Virtual Synchrony - Data Replication and Fault Tolerance

Data Replication and Fault Tolerance

The basic goal for all of these protocols is to replicate data in a distributed system in a manner that makes the replicated entity indistinguishable from a non-replicated object implementing the same interface. For example, if we imagine a simple variable, x, that can be read or written to, a replicated version might consist of some set of replicas x₀, x₁, ... x_n and an associated protocol, such that reads and writes to the replicates are performed in a way that looks indistinguishable from reads and writes to the original variable. The challenge is to deal with cases in which multiple updates are initiated concurrently (sometimes called an edit conflict), or where a failure disrupts an update while it is still in progress. When we create a process group, the idea is that each of its members will hold a replica. Updates are delivered to the group members through an event notification interface implemented in a way that eliminates these kinds of problems.

The central difference between the three models is that virtual synchrony assumes that the variable is replicated in memory by a set of processes executing on some collection of machines in a network. Transactional one-copy serializability assumes that the data resides in a collection of transactional databases (on disk), and implements the full transactional ACID properties, with the usual begin/commit/abort interface. State-machine consensus lies somewhere in the middle: the variables are assumed to be persistent (for example they might be stored in files), but are not assumed to have full ACID properties, and access is not assumed to go through a transactional begin/commit/abort interface.

None of the three models is particularly difficult to support in a system where the set of participating processes is stable, and where messages are delivered reliably. However, in real networks, computers can crash or become disconnected and messages can be lost. The need to preserve the properties of the model while masking failures and maintaining high performance is what makes the data replication problem so difficult.

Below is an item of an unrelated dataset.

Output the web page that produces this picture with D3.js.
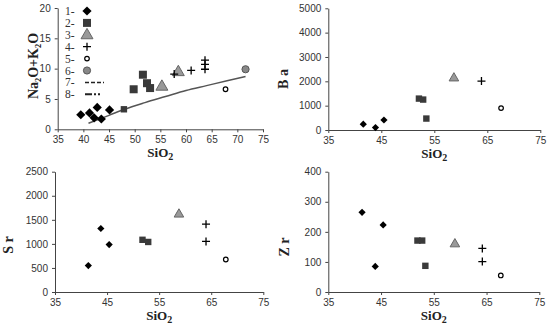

All three models assume that machines may fail by crashing: a computer halts, or some process on it halts, and other processes sense the failure by timeout. Timeout, of course, is a potentially inaccurate way to sense failures (timeouts always discover true crashes, but sometimes a timeout will trigger for some other reason, such as a transient connectivity problem.) A platform implementing any of these models must provide the programmer with a set of system calls that allows him or her to write code that will continue to respect the model even if these kinds of problems occur. In effect, the platform hides this difficult fault-tolerance problem from the programmer.

None of the three models can handle more complex failures, such as machines that are taken over by a virus, or a network that sometimes modifies the messages transmitted. The so-called Byzantine agreement model goes beyond the data replication schemes discussed here by also solving such issues, but does so at a price: Byzantine replication protocols typically require larger numbers of servers, and can be much slower.